An unusual feature of that incident was that the journal is published by Elsevier, which has a database of reviewers. Even if an author suggests a reviewer, editors are supposed to use contact e-mails from that database. Elsevier officials say they do not want to reveal details of how the database may have been accessed or manipulated. They do say that the company discovered a vulnerability in the system and has corrected it.
But not, apparently, before that vulnerability may have been exploited to the advantage of two mathematicians—Akbar Tayebi, of the University of Qom, and Esmaeil Peyghan, of Arak University, both in Iran. Retraction notices for three of their papers, published this year in the Journal of Geometry and Physics and the Journal of Mathematical Analysis and Application, appeared in mid-September.
“We were alerted by another publisher in May that there was something suspicious about these two authors,” said Elsevier’s Ms. Schmidt. She looked at the reviewers of their papers for the Elsevier journals “and noticed they had generic e-mail contacts, not institutional e-mails. So I contacted these referees at their institutions. ... They said they were not even aware of the papers.”
Then she contacted the authors and told them what she had found. “The authors did not provide any convincing evidence to the contrary,” she said. It is possible that someone else planted the false reviews. But the end result was retraction.
Pressure on both authors and journal editors is a major factor in this new type of fraud, observers say. Authors need publications to advance their careers, and as grant money and the job market tighten, some appear willing to lie. “I think this is probably on the rise, but we don’t really know the extent,” Ms. Schmidt said.

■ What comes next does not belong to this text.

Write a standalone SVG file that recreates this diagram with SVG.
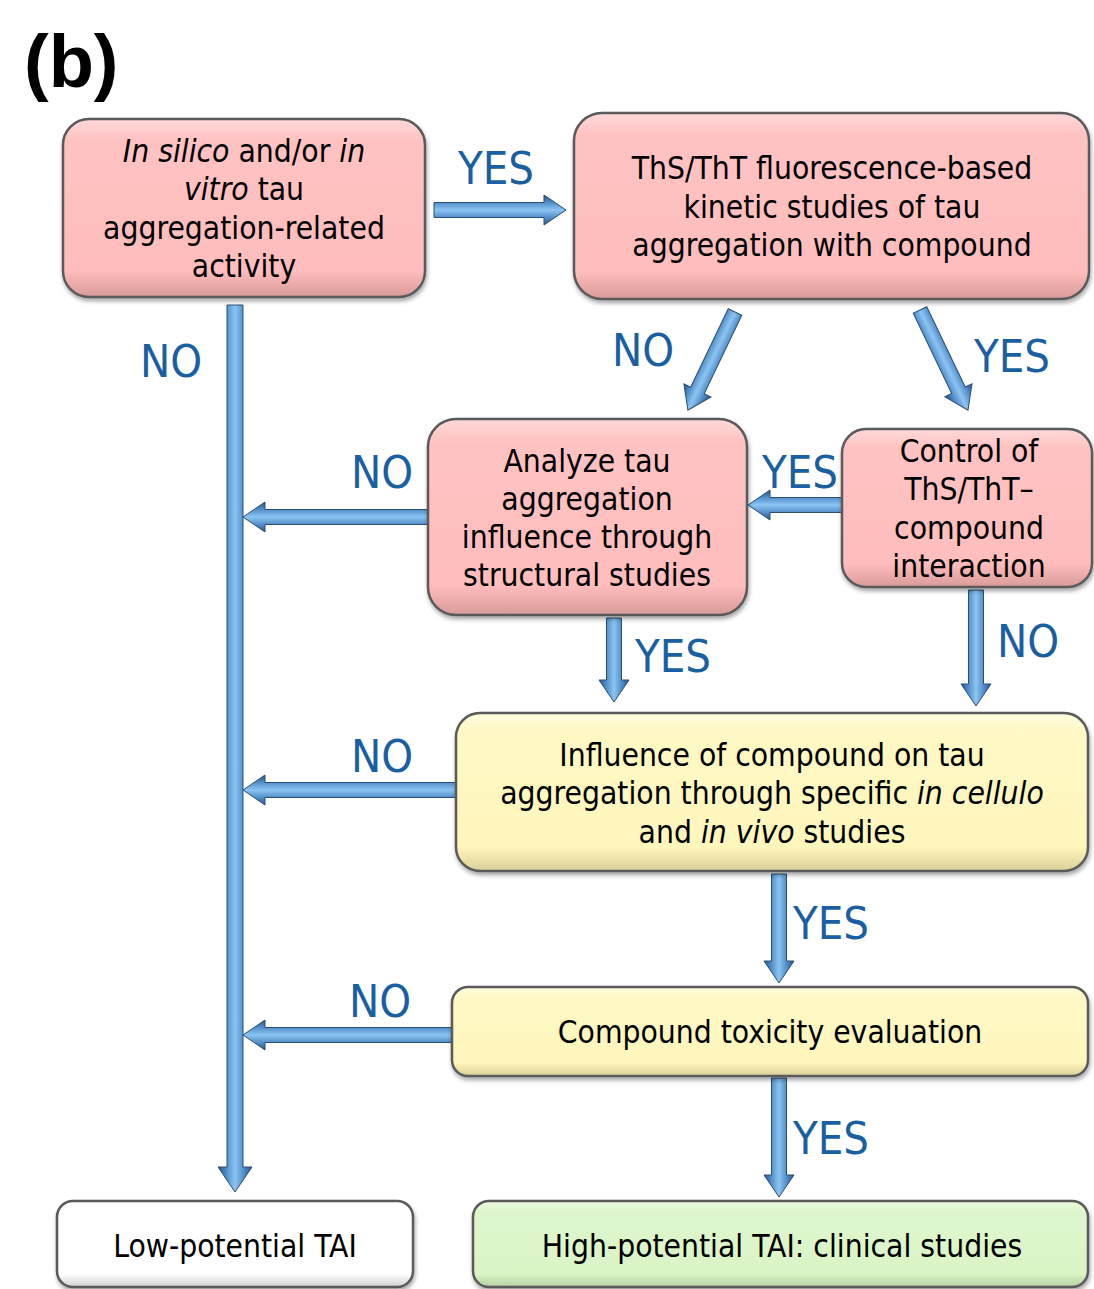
<svg xmlns="http://www.w3.org/2000/svg" width="1094" height="1289" viewBox="0 0 1094 1289">
<defs>
<linearGradient id="gPink" x1="0" y1="0" x2="0" y2="1">
<stop offset="0" stop-color="#FFD9D9"/><stop offset="0.12" stop-color="#FFC2C2"/><stop offset="0.85" stop-color="#FFBDBD"/><stop offset="1" stop-color="#D99A9A"/>
</linearGradient>
<linearGradient id="gYellow" x1="0" y1="0" x2="0" y2="1">
<stop offset="0" stop-color="#FFFDE0"/><stop offset="0.12" stop-color="#FFF8C4"/><stop offset="0.85" stop-color="#FFF6BC"/><stop offset="1" stop-color="#D9CF98"/>
</linearGradient>
<linearGradient id="gGreen" x1="0" y1="0" x2="0" y2="1">
<stop offset="0" stop-color="#EEFBE0"/><stop offset="0.12" stop-color="#DEF6CC"/><stop offset="0.85" stop-color="#DAF4C6"/><stop offset="1" stop-color="#B5CFA0"/>
</linearGradient>
<linearGradient id="gWhite" x1="0" y1="0" x2="0" y2="1">
<stop offset="0" stop-color="#FFFFFF"/><stop offset="0.85" stop-color="#FFFFFF"/><stop offset="1" stop-color="#D0D0D0"/>
</linearGradient>
<linearGradient id="gArrow" x1="0" y1="0" x2="0" y2="1">
<stop offset="0" stop-color="#2C527A"/><stop offset="0.22" stop-color="#4C88C4"/><stop offset="0.5" stop-color="#8CC4F2"/><stop offset="0.78" stop-color="#4C88C4"/><stop offset="1" stop-color="#2C527A"/>
</linearGradient>
<filter id="sh" x="-5%" y="-5%" width="110%" height="115%">
<feDropShadow dx="1" dy="3" stdDeviation="2" flood-color="#000" flood-opacity="0.35"/>
</filter>
</defs>
<style>
.box{stroke:#5A5A5A;stroke-width:2.5;filter:url(#sh)}
.t{font-family:"DejaVu Sans Condensed","DejaVu Sans",sans-serif;font-size:31.5px;fill:#000;text-anchor:middle}
.i{font-style:italic}
.lab{font-family:"DejaVu Sans Condensed","DejaVu Sans",sans-serif;font-size:45px;fill:#1B5FA3;text-anchor:middle}
.arr{fill:url(#gArrow);stroke:#2B4E74;stroke-width:1}
.title{font-family:"Liberation Sans","DejaVu Sans",sans-serif;font-size:74px;font-weight:bold;fill:#000}
</style>
<rect width="1094" height="1289" fill="#FFFFFF"/>
<text class="title" x="24" y="87">(b)</text>

<g id="connectors">
<path class="arr" transform="translate(434,210)" d="M0,-7.5 L110,-7.5 L110,-15 L132,0 L110,15 L110,7.5 L0,7.5 Z"/>
<path class="arr" transform="translate(235,305) rotate(90)" d="M0,-8 L862,-8 L862,-17 L887,0 L862,17 L862,8 L0,8 Z"/>
<path class="arr" transform="translate(735,312) rotate(115.6)" d="M0,-7.5 L87,-7.5 L87,-15 L109,0 L87,15 L87,7.5 L0,7.5 Z"/>
<path class="arr" transform="translate(920,310) rotate(64.4)" d="M0,-7.5 L89,-7.5 L89,-15 L111,0 L89,15 L89,7.5 L0,7.5 Z"/>
<path class="arr" transform="translate(842,505) rotate(180)" d="M0,-7.5 L72,-7.5 L72,-15 L94,0 L72,15 L72,7.5 L0,7.5 Z"/>
<path class="arr" transform="translate(428,517) rotate(180)" d="M0,-7.5 L163,-7.5 L163,-15 L185,0 L163,15 L163,7.5 L0,7.5 Z"/>
<path class="arr" transform="translate(614,618) rotate(90)" d="M0,-7.5 L62,-7.5 L62,-15 L84,0 L62,15 L62,7.5 L0,7.5 Z"/>
<path class="arr" transform="translate(976,590) rotate(90)" d="M0,-7.5 L94,-7.5 L94,-15 L116,0 L94,15 L94,7.5 L0,7.5 Z"/>
<path class="arr" transform="translate(456,790) rotate(180)" d="M0,-7.5 L191,-7.5 L191,-15 L213,0 L191,15 L191,7.5 L0,7.5 Z"/>
<path class="arr" transform="translate(779,874) rotate(90)" d="M0,-7.5 L87,-7.5 L87,-15 L109,0 L87,15 L87,7.5 L0,7.5 Z"/>
<path class="arr" transform="translate(452,1035) rotate(180)" d="M0,-7.5 L187,-7.5 L187,-15 L209,0 L187,15 L187,7.5 L0,7.5 Z"/>
<path class="arr" transform="translate(779,1078) rotate(90)" d="M0,-7.5 L97,-7.5 L97,-15 L119,0 L97,15 L97,7.5 L0,7.5 Z"/>
<text class="lab" x="496" y="184">YES</text>
<text class="lab" x="171" y="377">NO</text>
<text class="lab" x="643" y="366">NO</text>
<text class="lab" x="1012" y="372">YES</text>
<text class="lab" x="800" y="488">YES</text>
<text class="lab" x="382" y="488">NO</text>
<text class="lab" x="673" y="672">YES</text>
<text class="lab" x="1028" y="657">NO</text>
<text class="lab" x="382" y="772">NO</text>
<text class="lab" x="831" y="939">YES</text>
<text class="lab" x="380" y="1017">NO</text>
<text class="lab" x="831" y="1154">YES</text>
</g>

<g id="n1">
<rect class="box" x="63" y="119" width="362" height="178" rx="26" fill="url(#gPink)"/>
<text class="t" x="244" y="162"><tspan class="i">In silico</tspan> and/or <tspan class="i">in</tspan></text>
<text class="t" x="244" y="200"><tspan class="i">vitro</tspan> tau</text>
<text class="t" x="244" y="239">aggregation-related</text>
<text class="t" x="244" y="277">activity</text>
</g>
<g id="n2">
<rect class="box" x="574" y="113" width="515" height="186" rx="28" fill="url(#gPink)"/>
<text class="t" x="832" y="179">ThS/ThT fluorescence-based</text>
<text class="t" x="832" y="218">kinetic studies of tau</text>
<text class="t" x="832" y="256">aggregation with compound</text>
</g>
<g id="n3">
<rect class="box" x="428" y="419" width="319" height="196" rx="28" fill="url(#gPink)"/>
<text class="t" x="587" y="472">Analyze tau</text>
<text class="t" x="587" y="510">aggregation</text>
<text class="t" x="587" y="548">influence through</text>
<text class="t" x="587" y="586">structural studies</text>
</g>
<g id="n4">
<rect class="box" x="842" y="429" width="250" height="158" rx="24" fill="url(#gPink)"/>
<text class="t" x="969" y="462">Control of</text>
<text class="t" x="969" y="500">ThS/ThT–</text>
<text class="t" x="969" y="539">compound</text>
<text class="t" x="969" y="577">interaction</text>
</g>
<g id="n5">
<rect class="box" x="456" y="713" width="632" height="158" rx="24" fill="url(#gYellow)"/>
<text class="t" x="772" y="766">Influence of compound on tau</text>
<text class="t" x="772" y="804">aggregation through specific <tspan class="i">in cellulo</tspan></text>
<text class="t" x="772" y="843">and <tspan class="i">in vivo</tspan> studies</text>
</g>
<g id="n6">
<rect class="box" x="452" y="987" width="636" height="89" rx="16" fill="url(#gYellow)"/>
<text class="t" x="770" y="1043">Compound toxicity evaluation</text>
</g>
<g id="n7">
<rect class="box" x="57" y="1201" width="356" height="86" rx="16" fill="url(#gWhite)"/>
<text class="t" x="235" y="1257">Low-potential TAI</text>
</g>
<g id="n8">
<rect class="box" x="473" y="1201" width="615" height="86" rx="16" fill="url(#gGreen)"/>
<text class="t" x="782" y="1257">High-potential TAI: clinical studies</text>
</g>
</svg>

On the journal side, editors are handling more submissions than ever—Mr. Supuran said he and three other editors work on 500 to 600 papers each year, about 20 percent more than when he started—and due diligence can be a casualty. When swamped, said Lance W. Small, a member of the ethics committee and a professor emeritus of mathematics at the University of California at San Diego, “editors may cut corners.”